## Requirements
The line holding "labelsize=13, labelcolor='#333333', pad=3)" is the last one to output; start at the first line of the data, keep every line in between exactly, and leave out pictures.

## Collected material
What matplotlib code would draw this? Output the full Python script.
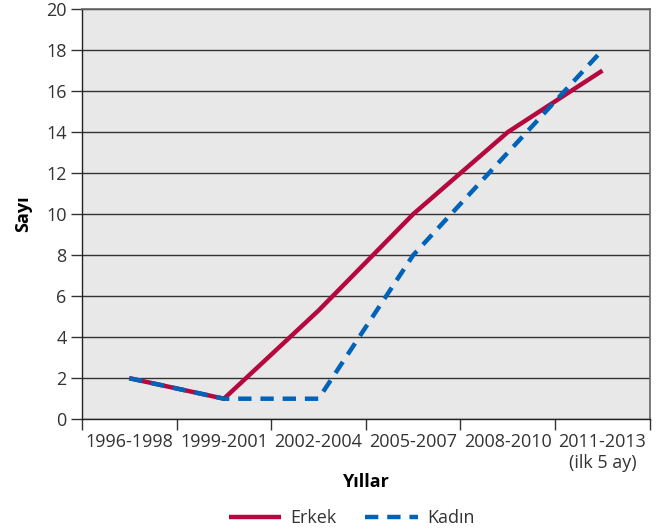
import matplotlib.pyplot as plt
import numpy as np

plt.rcParams['font.family'] = ['Open Sans', 'DejaVu Sans']

periods = ['1996-1998', '1999-2001', '2002-2004', '2005-2007', '2008-2010', '2011-2013\n(ilk 5 ay)']
erkek = [2, 1, 5.3, 10, 14, 17]
kadin = [2, 1, 1, 8, 13, 18]

x = np.arange(len(periods))

fig = plt.figure(figsize=(6.61, 5.32), dpi=100)
ax = fig.add_axes([0.124, 0.212, 0.859, 0.771])
ax.set_facecolor('#e8e8e8')

ax.plot(x, erkek, color='#b5083f', lw=3.2, solid_capstyle='butt', label='Erkek', zorder=3)
ax.plot(x, kadin, color='#0063b8', lw=3.2, dashes=(3, 2), dash_capstyle='butt', label='Kadın', zorder=4)

ax.set_ylim(0, 20)
ax.set_yticks(range(0, 21, 2))
ax.yaxis.grid(True, color='#333333', lw=1)
ax.set_axisbelow(True)
ax.tick_params(axis='y', length=8, width=1, color='#333333', labelsize=13, labelcolor='#333333', pad=3)

ax.set_xlim(-0.5, len(periods) - 0.5)
ax.set_xticks(np.arange(-0.5, len(periods)))
ax.set_xticklabels([])
ax.set_xticks(x, minor=True)
ax.set_xticklabels(periods, minor=True)
ax.tick_params(axis='x', which='major', length=8, width=1, color='#333333')
ax.tick_params(axis='x', which='minor', length=0, labelsize=13, labelcolor='#333333', pad=10)

for s in ['left', 'bottom']:
    ax.spines[s].set_color('#222222')
    ax.spines[s].set_linewidth(1)
for s in ['top', 'right']:
    ax.spines[s].set_color('#666666')
    ax.spines[s].set_linewidth(1.2)

ax.set_xlabel('Yıllar', fontsize=13, fontweight='bold', labelpad=1)
ax.set_ylabel('Sayı', fontsize=13, fontweight='bold', labelpad=10)

fig.legend(loc='lower center', bbox_to_anchor=(0.532, -0.022), ncol=2, frameon=False,
           fontsize=13, handlelength=2.9, handletextpad=0.5, columnspacing=1.6, labelcolor='#333333')

fig.savefig('out.png', dpi=100)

## Exercise answer
What matplotlib code would draw this? Output the full Python script.
import matplotlib.pyplot as plt
import numpy as np

plt.rcParams['font.family'] = ['Open Sans', 'DejaVu Sans']

periods = ['1996-1998', '1999-2001', '2002-2004', '2005-2007', '2008-2010', '2011-2013\n(ilk 5 ay)']
erkek = [2, 1, 5.3, 10, 14, 17]
kadin = [2, 1, 1, 8, 13, 18]

x = np.arange(len(periods))

fig = plt.figure(figsize=(6.61, 5.32), dpi=100)
ax = fig.add_axes([0.124, 0.212, 0.859, 0.771])
ax.set_facecolor('#e8e8e8')

ax.plot(x, erkek, color='#b5083f', lw=3.2, solid_capstyle='butt', label='Erkek', zorder=3)
ax.plot(x, kadin, color='#0063b8', lw=3.2, dashes=(3, 2), dash_capstyle='butt', label='Kadın', zorder=4)

ax.set_ylim(0, 20)
ax.set_yticks(range(0, 21, 2))
ax.yaxis.grid(True, color='#333333', lw=1)
ax.set_axisbelow(True)
ax.tick_params(axis='y', length=8, width=1, color='#333333', labelsize=13, labelcolor='#333333', pad=3)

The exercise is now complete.